A key finding of the ACCC’s Dairy Inquiry was that almost all contracts for the supply of private label milk allow processors to pass-through movements in farmgate prices to supermarkets. In addition, farmers are paid the same price irrespective of whether their milk goes into private label or branded products. These findings were based on detailed evidence provided by supermarkets and processors.
“Dairy processors need to be honest with farmers. We have written to a number of processors warning them not to mislead farmers by blaming private label milk contracts for the prices offered for milk at the farmgate,” ACCC Chair Rod Sims said.
“We’re concerned this is misleading as the power lies with processors to raise the farmgate price paid to farmers, and then pass these higher farmgate prices on to supermarkets.”
“Almost all contracts between processors and supermarkets for the supply of private label milk allow processors to pass-through movements in farmgate prices to supermarkets. This means processors set their farmgate prices independent of the supermarkets’ retail prices,” Sims said.
The ACCC said it has heard reports from dairy farmers in NSW and Queensland who are struggling to cover costs in the face of drought conditions.

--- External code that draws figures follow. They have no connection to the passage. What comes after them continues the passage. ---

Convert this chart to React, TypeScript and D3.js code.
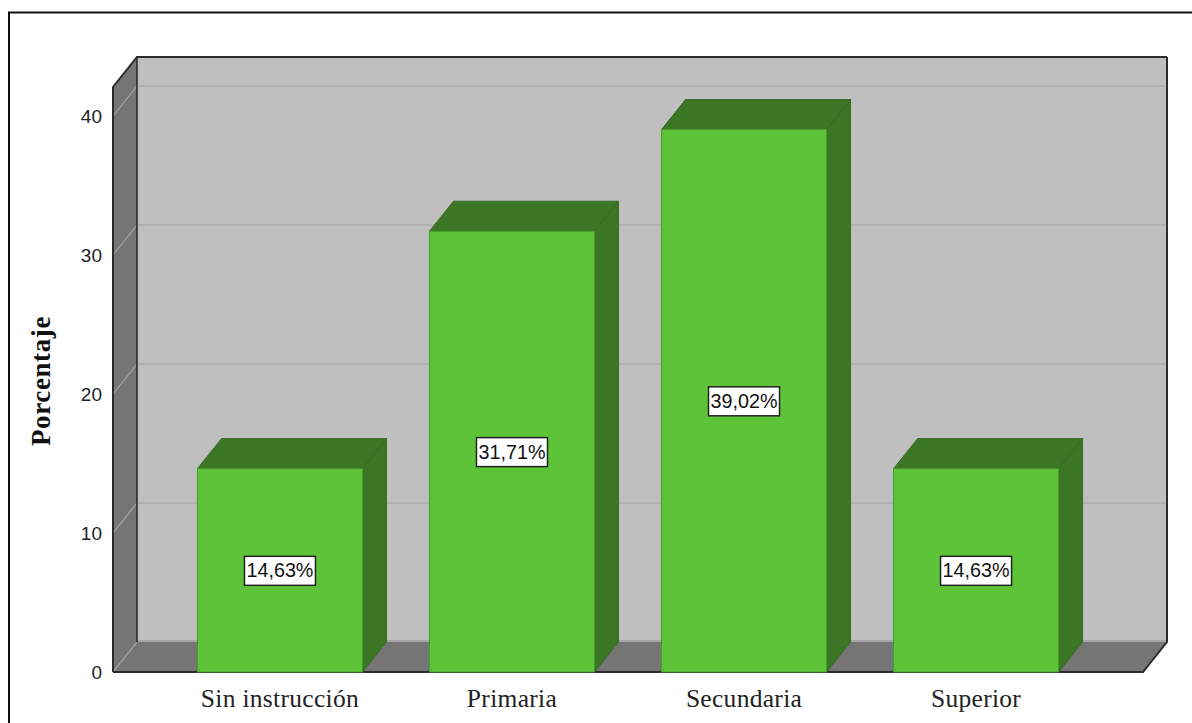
import React from "react";
import * as d3 from "d3";

const categories = ["Sin instrucción", "Primaria", "Secundaria", "Superior"];
const percentages = [14.63, 31.71, 39.02, 14.63];
const percentLabels = ["14,63%", "31,71%", "39,02%", "14,63%"];
const yTicks = [0, 10, 20, 30, 40];
const yTitle = "Porcentaje";

const W = 1192;
const H = 723;
const plotLeft = 113;
const plotRight = 1143;
const baseY = 672;
const topOfDomainY = 116;
const wallTopY = 87;
const depthX = 24;
const depthY = 30;

const WALL = "#bfbfbf";
const SIDE = "#757575";
const EDGE = "#2b2b2b";
const GREEN = "#5dc437";
const GREEN_DARK = "#3b7624";
const GREEN_EDGE = "#4a9a2c";

const pts = (p: [number, number][]) => p.map((d) => d.join(",")).join(" ");

export default function App() {
  const y = d3.scaleLinear().domain([0, 40]).range([baseY, topOfDomainY]);
  const x = d3
    .scaleBand<string>()
    .domain(categories)
    .range([plotLeft, plotRight])
    .paddingInner(0.289)
    .paddingOuter(0.364);
  const bw = x.bandwidth();

  return (
    <svg
      width={W}
      height={H}
      viewBox={`0 0 ${W} ${H}`}
      style={{ position: "absolute", left: 0, top: 0, display: "block", background: "#fff" }}
    >
      {/* outer frame: only top and left edges fall inside the canvas */}
      <path d={`M9,${H} V12.5 H${W}`} fill="none" stroke="#111" strokeWidth={2} />

      {/* back wall, left wall and floor */}
      <rect
        x={plotLeft + depthX}
        y={wallTopY - depthY}
        width={plotRight - plotLeft}
        height={baseY - wallTopY}
        fill={WALL}
      />
      <polygon
        points={pts([
          [plotLeft, wallTopY],
          [plotLeft + depthX, wallTopY - depthY],
          [plotLeft + depthX, baseY - depthY],
          [plotLeft, baseY],
        ])}
        fill={SIDE}
      />
      <polygon
        points={pts([
          [plotLeft, baseY],
          [plotLeft + depthX, baseY - depthY],
          [plotRight + depthX, baseY - depthY],
          [plotRight, baseY],
        ])}
        fill={SIDE}
      />
      <line
        x1={plotLeft + depthX}
        x2={plotRight + depthX}
        y1={baseY - depthY - 1}
        y2={baseY - depthY - 1}
        stroke="#a6a6a6"
        strokeWidth={2}
      />

      {/* gridlines across both walls */}
      {yTicks.map((t) => (
        <g key={t}>
          <line
            x1={plotLeft}
            y1={y(t)}
            x2={plotLeft + depthX}
            y2={y(t) - depthY}
            stroke="#a8a8a8"
            strokeWidth={1.2}
          />
          {t > 0 && (
            <line
              x1={plotLeft + depthX}
              x2={plotRight + depthX}
              y1={y(t) - depthY}
              y2={y(t) - depthY}
              stroke="#b1b1b1"
              strokeWidth={2}
            />
          )}
        </g>
      ))}

      {/* wall outlines */}
      <path
        d={`M${plotLeft},${baseY} V${wallTopY} L${plotLeft + depthX},${wallTopY - depthY} H${plotRight + depthX}`}
        fill="none"
        stroke={EDGE}
        strokeWidth={2}
      />
      <path
        d={`M${plotLeft + depthX},${wallTopY - depthY} V${baseY - depthY}`}
        fill="none"
        stroke={EDGE}
        strokeWidth={1.6}
      />
      <path
        d={`M${plotRight + depthX},${wallTopY - depthY} V${baseY - depthY} L${plotRight},${baseY} H${plotLeft}`}
        fill="none"
        stroke={EDGE}
        strokeWidth={2}
      />

      {/* 3D bars */}
      {categories.map((c, i) => {
        const x0 = x(c) as number;
        const x1 = x0 + bw;
        const top = y(percentages[i]);
        return (
          <g key={c}>
            <polygon
              points={pts([
                [x1, top],
                [x1 + depthX, top - depthY],
                [x1 + depthX, baseY - depthY],
                [x1, baseY],
              ])}
              fill={GREEN_DARK}
              stroke="#35691f"
              strokeWidth={1}
            />
            <polygon
              points={pts([
                [x0, top],
                [x0 + depthX, top - depthY],
                [x1 + depthX, top - depthY],
                [x1, top],
              ])}
              fill={GREEN_DARK}
              stroke="#35691f"
              strokeWidth={1}
            />
            <rect x={x0} y={top} width={bw} height={baseY - top} fill={GREEN} stroke={GREEN_EDGE} strokeWidth={1} />
          </g>
        );
      })}

      {/* value labels centred on each bar's front face */}
      {categories.map((c, i) => {
        const cx = (x(c) as number) + bw / 2;
        const cy = (y(percentages[i]) + baseY) / 2;
        return (
          <g key={c}>
            <rect x={cx - 35.5} y={cy - 14} width={71} height={29} fill="#fff" stroke="#222" strokeWidth={1.5} />
            <text
              x={cx}
              y={cy + 7}
              textAnchor="middle"
              fontFamily="'Liberation Sans', Arial, sans-serif"
              fontSize={20}
              fill="#111"
              textLength={67}
              lengthAdjust="spacingAndGlyphs"
            >
              {percentLabels[i]}
            </text>
          </g>
        );
      })}

      {/* y tick labels */}
      {yTicks.map((t) => (
        <text
          key={t}
          x={102}
          y={y(t) + 7}
          textAnchor="end"
          fontFamily="'Liberation Sans', Arial, sans-serif"
          fontSize={19}
          fill="#222"
        >
          {t}
        </text>
      ))}

      {/* category labels */}
      {categories.map((c) => (
        <text
          key={c}
          x={(x(c) as number) + bw / 2}
          y={707}
          textAnchor="middle"
          fontFamily="'Liberation Serif', 'Times New Roman', serif"
          fontSize={25.5}
          letterSpacing={0.3}
          fill="#222"
        >
          {c}
        </text>
      ))}

      {/* y axis title */}
      <text
        transform="translate(50,381) rotate(-90)"
        textAnchor="middle"
        fontFamily="'Liberation Serif', 'Times New Roman', serif"
        fontWeight="bold"
        fontSize={27}
        letterSpacing={0.6}
        fill="#111"
      >
        {yTitle}
      </text>
    </svg>
  );
}
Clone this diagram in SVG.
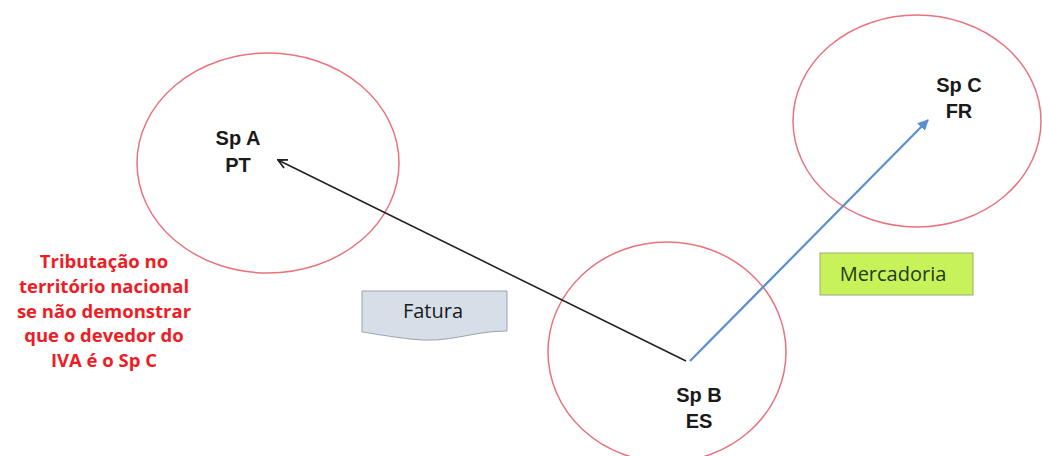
<svg xmlns="http://www.w3.org/2000/svg" width="1042" height="456" viewBox="0 0 1042 456">
  <style>
    .zone { fill: none; stroke: #e8737d; stroke-width: 1.5; }
    .lbl { font-family: "Liberation Sans", Arial, sans-serif; font-weight: bold; font-size: 20px; fill: #1a1a1a; text-anchor: middle; }
    .note { font-family: "Open Sans", "Liberation Sans", sans-serif; font-weight: bold; font-size: 18.5px; fill: #ee1c25; text-anchor: middle; }
    .tag { font-family: "Open Sans", "Liberation Sans", sans-serif; font-size: 20px; text-anchor: middle; }
  </style>
  <defs>
    <marker id="arrBlack" viewBox="0 0 10 10" refX="9" refY="5" markerWidth="7" markerHeight="7" orient="auto">
      <path d="M1,1 L9,5 L1,9" fill="none" stroke="#222" stroke-width="1.6"/>
    </marker>
    <marker id="arrBlue" viewBox="0 0 10 10" refX="9" refY="5" markerWidth="5" markerHeight="5" orient="auto">
      <path d="M0,0 L10,5 L0,10 z" fill="#5b8fd0"/>
    </marker>
  </defs>
  <rect width="1042" height="456" fill="#ffffff"/>

  <g id="spA">
    <ellipse class="zone" cx="268" cy="163" rx="131" ry="110"/>
    <text class="lbl" x="238" y="145">Sp A</text>
    <text class="lbl" x="238" y="172">PT</text>
  </g>

  <g id="spB">
    <ellipse class="zone" cx="667" cy="352" rx="119" ry="110"/>
    <text class="lbl" x="699" y="402">Sp B</text>
    <text class="lbl" x="699" y="428">ES</text>
  </g>

  <g id="spC">
    <ellipse class="zone" cx="917" cy="121" rx="124" ry="106"/>
    <text class="lbl" x="959" y="92">Sp C</text>
    <text class="lbl" x="959" y="118">FR</text>
  </g>

  <g id="connectors">
    <line x1="686" y1="361" x2="278" y2="160" stroke="#222" stroke-width="1.6" marker-end="url(#arrBlack)"/>
    <line x1="690" y1="361" x2="928" y2="120" stroke="#5b8fd0" stroke-width="2.2" marker-end="url(#arrBlue)"/>
  </g>

  <g id="fatura">
    <path d="M362,291 H507 V331 C470,331 450,344 410,339 C385,336 370,333 362,332 Z" fill="#d6dee8" stroke="#9aa3ad" stroke-width="1"/>
    <text class="tag" x="433" y="318" fill="#1a1a1a">Fatura</text>
  </g>

  <g id="mercadoria">
    <rect x="820" y="253" width="153" height="42" fill="#c8f25a" stroke="#9aab7a" stroke-width="1"/>
    <text class="tag" x="893" y="281" fill="#1f3a14">Mercadoria</text>
  </g>

  <g id="nota">
    <text class="note" x="104" y="268">Tributação no</text>
    <text class="note" x="104" y="293">território nacional</text>
    <text class="note" x="104" y="318">se não demonstrar</text>
    <text class="note" x="104" y="342">que o devedor do</text>
    <text class="note" x="104" y="367">IVA é o Sp C</text>
  </g>
</svg>
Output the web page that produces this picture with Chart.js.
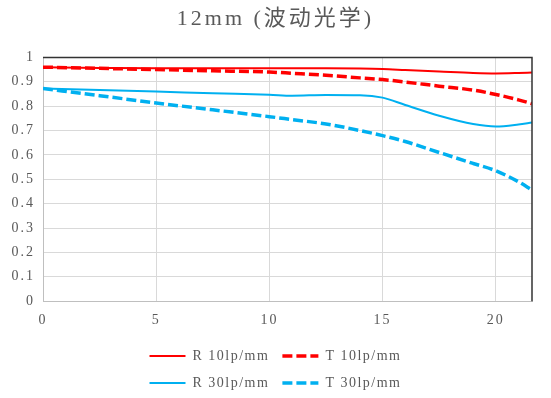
<!DOCTYPE html>
<html>
<head>
<meta charset="utf-8">
<script src="https://cdn.jsdelivr.net/npm/chart.js@4"></script>
<style>
  html, body { margin: 0; padding: 0; background: #fff; }
  #wrap { width: 551px; height: 398px; }
</style>
</head>
<body>
<div id="wrap"><canvas id="mtf"></canvas></div>
<script>
var fieldPos = [0, 2.5, 5, 7.5, 10, 11, 12.5, 14, 15, 16, 17.5, 19, 20, 21, 21.6];
var r10 = [0.960, 0.957, 0.955, 0.955, 0.955, 0.955, 0.955, 0.954, 0.952, 0.948, 0.942, 0.936, 0.934, 0.936, 0.938];
var t10 = [0.960, 0.955, 0.950, 0.945, 0.940, 0.935, 0.927, 0.916, 0.909, 0.899, 0.882, 0.866, 0.848, 0.826, 0.810];
var r30 = [0.872, 0.866, 0.860, 0.853, 0.847, 0.843, 0.846, 0.845, 0.835, 0.805, 0.761, 0.727, 0.717, 0.725, 0.733];
var t30 = [0.872, 0.843, 0.813, 0.785, 0.757, 0.745, 0.727, 0.700, 0.679, 0.655, 0.610, 0.565, 0.535, 0.490, 0.456];
var seriesNames = ["R 10lp/mm", "T 10lp/mm", "R 30lp/mm", "T 30lp/mm"];

var serif = "'Liberation Serif', 'Noto Sans CJK SC', serif";
var grey = "#595959";
var textSpacing = '2px';
var titleSpacing = '3px';
var legendSpacing = '1.5px';

function pts(ys) {
  return fieldPos.map(function (x, i) { return { x: x, y: ys[i] }; });
}

function line(name, ys, color, dashed) {
  return {
    label: name,
    data: pts(ys),
    borderColor: color,
    backgroundColor: color,
    borderWidth: dashed ? 3.5 : 2,
    borderDash: dashed ? [10, 4] : [],
    pointRadius: 0,
    pointStyle: 'line',
    tension: 0.4,
    cubicInterpolationMode: 'monotone'
  };
}

// dark top and right border of the plot area
var frame = {
  id: 'frame',
  afterDatasetsDraw: function (chart) {
    var a = chart.chartArea, ctx = chart.ctx;
    ctx.save();
    ctx.strokeStyle = '#333';
    ctx.lineWidth = 1.5;
    ctx.beginPath();
    ctx.moveTo(a.left, a.top);
    ctx.lineTo(a.right, a.top);
    ctx.lineTo(a.right, a.bottom);
    ctx.stroke();
    ctx.restore();
  }
};

// wide letter spacing like the original, two legend items per row
var spacing = {
  id: 'spacing',
  beforeLayout: function (chart) {
    chart.ctx.letterSpacing = textSpacing;
    var lg = chart.legend, tb = chart.titleBlock;
    if (lg && !lg._patched) {
      var fitRows = lg._fitRows, lgDraw = lg.draw;
      lg._fitRows = function (a, b, c, d) {
        var mw = this.maxWidth;
        this.maxWidth = 300;
        this.ctx.letterSpacing = legendSpacing;
        var r = fitRows.call(this, a, b, c, d);
        this.ctx.letterSpacing = textSpacing;
        this.maxWidth = mw;
        return r;
      };
      lg.draw = function () {
        var l = this.left, r = this.right, mid = (l + r) / 2;
        this.left = mid - 150;
        this.right = mid + 150;
        this.ctx.letterSpacing = legendSpacing;
        lgDraw.call(this);
        this.ctx.letterSpacing = textSpacing;
        this.left = l;
        this.right = r;
      };
      lg._patched = true;
    }
    if (tb && !tb._patched) {
      var draw = tb.draw;
      tb.draw = function () {
        this.ctx.letterSpacing = titleSpacing;
        draw.call(this);
        this.ctx.letterSpacing = textSpacing;
      };
      tb._patched = true;
    }
  },
  beforeDraw: function (chart) {
    chart.ctx.letterSpacing = textSpacing;
  }
};

new Chart("mtf", {
  type: "line",
  data: {
    datasets: [
      line(seriesNames[0], r10, "#ff0000", false),
      line(seriesNames[1], t10, "#ff0000", true),
      line(seriesNames[2], r30, "#00b0f0", false),
      line(seriesNames[3], t30, "#00b0f0", true)
    ]
  },
  options: {
    responsive: true,
    maintainAspectRatio: false,
    animation: false,
    layout: { padding: { left: 0, right: 0, top: 6, bottom: -2 } },
    plugins: {
      title: {
        display: true,
        text: "12mm (波动光学)",
        color: grey,
        font: { family: serif, size: 22, weight: 'normal' },
        padding: { top: 0, bottom: 25 }
      },
      legend: {
        position: 'bottom',
        labels: {
          color: grey,
          font: { family: serif, size: 14 },
          usePointStyle: true,
          pointStyle: 'line',
          pointStyleWidth: 36,
          boxHeight: 14,
          padding: 13,
          generateLabels: function (chart) {
            var items = Chart.defaults.plugins.legend.labels.generateLabels(chart);
            items.forEach(function (it) {
              var ds = chart.data.datasets[it.datasetIndex];
              it.lineDash = ds.borderDash;
              it.lineWidth = ds.borderWidth;
              it.strokeStyle = ds.borderColor;
            });
            return items;
          }
        }
      },
      tooltip: { enabled: false }
    },
    scales: {
      x: {
        type: 'linear',
        min: 0,
        max: 21.6,
        ticks: {
          stepSize: 5,
          includeBounds: false,
          color: grey,
          font: { family: serif, size: 14 },
          padding: 11
        },
        grid: { color: '#d9d9d9', drawTicks: false },
        border: { color: '#bfbfbf' },
        afterFit: function (s) { s.height -= 4; }
      },
      y: {
        min: 0,
        max: 1,
        ticks: {
          stepSize: 0.1,
          color: grey,
          font: { family: serif, size: 14 },
          padding: 8,
          callback: function (v) { return Math.round(v * 10) / 10; }
        },
        grid: { color: '#d9d9d9', drawTicks: false },
        border: { color: '#bfbfbf' },
        afterFit: function (s) { s.width = 43; }
      },
      // empty strip right of the plot
      yR: {
        position: 'right',
        min: 0,
        max: 1,
        grid: { display: false },
        ticks: { display: false },
        border: { display: false },
        afterFit: function (s) { s.width = 19; }
      }
    }
  },
  plugins: [frame, spacing]
});
</script>
</body>
</html>
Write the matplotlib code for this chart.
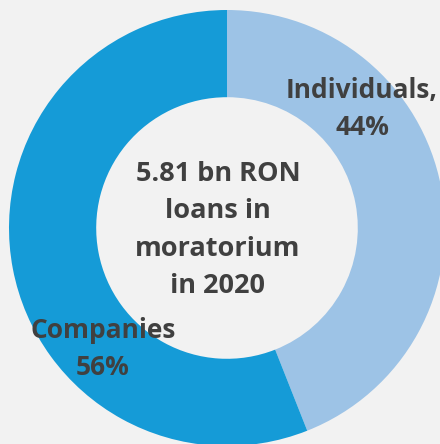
import matplotlib.pyplot as plt

# Loans in moratorium, split by borrower type
labels = ["Individuals,\n44%", "Companies\n56%"]
shares = [44, 56]
colors = ["#9DC3E6", "#159BD7"]
center_text = "5.81 bn RON\nloans in\nmoratorium\nin 2020"

plt.rcParams['font.family'] = ['Open Sans', 'DejaVu Sans']

fig = plt.figure(figsize=(4.4, 4.44), dpi=100, facecolor="#F2F2F2")
ax = fig.add_axes([0, 0, 1, 1])
ax.set_facecolor("#F2F2F2")

R = 218
cx, cy = 227, 444 - 228
ax.pie(shares, colors=colors, startangle=90, counterclock=False,
       radius=R, center=(cx, cy), frame=True,
       wedgeprops=dict(width=R * 0.4, linewidth=0))
ax.set_xlim(0, 440)
ax.set_ylim(0, 444)
ax.set_aspect("equal")
ax.axis("off")

txt = dict(color="#404040", fontweight="bold", ha="center", va="center")
ax.text(218, 444 - 230, center_text, fontsize=19.5, linespacing=1.57, **txt)
ax.text(362, 444 - 109, labels[0], fontsize=19, linespacing=1.5, **txt)
ax.text(103, 444 - 349, labels[1], fontsize=19, linespacing=1.5, **txt)

fig.savefig("out.png", dpi=100, facecolor=fig.get_facecolor())
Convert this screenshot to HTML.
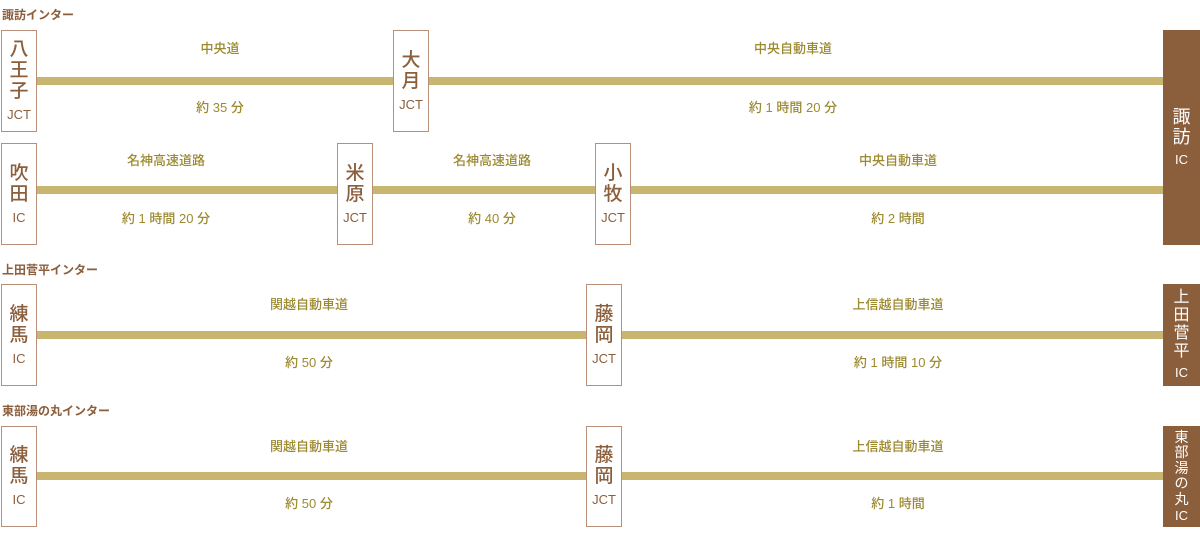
<!DOCTYPE html>
<html><head><meta charset="utf-8"><style>
*{margin:0;padding:0;box-sizing:border-box}
body{width:1200px;height:554px;background:#fff;position:relative;overflow:hidden;font-family:"Liberation Sans","Noto Sans CJK JP",sans-serif}
.h{position:absolute;left:2px;font-size:12px;font-weight:bold;color:#8b5e3c;line-height:14px}
.b{position:absolute;width:36px;border:1.5px solid #b8907a;background:#fff;display:flex;flex-direction:column;align-items:center;justify-content:center;color:#8b5e3c;z-index:2}
.b .k{font-size:19px;line-height:21px;font-weight:500}
.b .e{font-size:13px;line-height:16px;margin-top:5px}
.d{position:absolute;left:1163px;width:37px;background:#8b5e3c;color:#fff;display:flex;flex-direction:column;align-items:center;justify-content:center;z-index:2}
.d .k{font-size:18px;line-height:20px}
.d .e{font-size:13px;line-height:16px;margin-top:5px}
.l{position:absolute;height:8px;background:#c8b570}
.t{position:absolute;font-size:13px;color:#9c8a30;text-align:center;line-height:16px;white-space:nowrap;transform:translateX(-50%);font-weight:500}
</style></head><body>
<div class="h" style="top:8px">諏訪インター</div>
<div class="l" style="left:36px;width:1127px;top:77px"></div>
<div class="b" style="left:1px;top:30px;height:102px"><span class="k">八<br>王<br>子</span><span class="e">JCT</span></div>
<div class="b" style="left:393px;top:30px;height:102px"><span class="k">大<br>月</span><span class="e">JCT</span></div>
<div class="t" style="left:220px;top:41px">中央道</div>
<div class="t" style="left:220px;top:100px">約 35 分</div>
<div class="t" style="left:793px;top:41px">中央自動車道</div>
<div class="t" style="left:793px;top:100px">約 1 時間 20 分</div>

<div class="l" style="left:36px;width:1127px;top:186px"></div>
<div class="b" style="left:1px;top:143px;height:102px"><span class="k">吹<br>田</span><span class="e">IC</span></div>
<div class="b" style="left:337px;top:143px;height:102px"><span class="k">米<br>原</span><span class="e">JCT</span></div>
<div class="b" style="left:595px;top:143px;height:102px"><span class="k">小<br>牧</span><span class="e">JCT</span></div>
<div class="t" style="left:166px;top:153px">名神高速道路</div>
<div class="t" style="left:166px;top:211px">約 1 時間 20 分</div>
<div class="t" style="left:492px;top:153px">名神高速道路</div>
<div class="t" style="left:492px;top:211px">約 40 分</div>
<div class="t" style="left:898px;top:153px">中央自動車道</div>
<div class="t" style="left:898px;top:211px">約 2 時間</div>
<div class="d" style="top:30px;height:215px"><span class="k">諏<br>訪</span><span class="e">IC</span></div>

<div class="h" style="top:263px">上田菅平インター</div>
<div class="l" style="left:36px;width:1127px;top:331px"></div>
<div class="b" style="left:1px;top:284px;height:102px"><span class="k">練<br>馬</span><span class="e">IC</span></div>
<div class="b" style="left:586px;top:284px;height:102px"><span class="k">藤<br>岡</span><span class="e">JCT</span></div>
<div class="t" style="left:309px;top:297px">関越自動車道</div>
<div class="t" style="left:309px;top:355px">約 50 分</div>
<div class="t" style="left:898px;top:297px">上信越自動車道</div>
<div class="t" style="left:898px;top:355px">約 1 時間 10 分</div>
<div class="d" style="top:284px;height:102px"><span class="k" style="font-size:16px;line-height:18px">上<br>田<br>菅<br>平</span><span class="e" style="margin-top:4px">IC</span></div>

<div class="h" style="top:404px">東部湯の丸インター</div>
<div class="l" style="left:36px;width:1127px;top:472px"></div>
<div class="b" style="left:1px;top:426px;height:101px"><span class="k">練<br>馬</span><span class="e">IC</span></div>
<div class="b" style="left:586px;top:426px;height:101px"><span class="k">藤<br>岡</span><span class="e">JCT</span></div>
<div class="t" style="left:309px;top:439px">関越自動車道</div>
<div class="t" style="left:309px;top:496px">約 50 分</div>
<div class="t" style="left:898px;top:439px">上信越自動車道</div>
<div class="t" style="left:898px;top:496px">約 1 時間</div>
<div class="d" style="top:426px;height:101px"><span class="k" style="font-size:14px;line-height:15.5px">東<br>部<br>湯<br>の<br>丸</span><span class="e" style="margin-top:2px;font-size:13px;line-height:14px">IC</span></div>
</body></html>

These reports allege processors say they cannot pay farmers more for their milk because of the low A$1 (US$0.72) per liter price for private label milk. Given the existence of these pass-through clauses, the ACCC said, this is not correct.
The milk supply chain works by farmers selling their products to dairy processors who process and package the product. Supermarkets then buy the packaged milk from the processors, both private label and branded products, and sell it to consumers.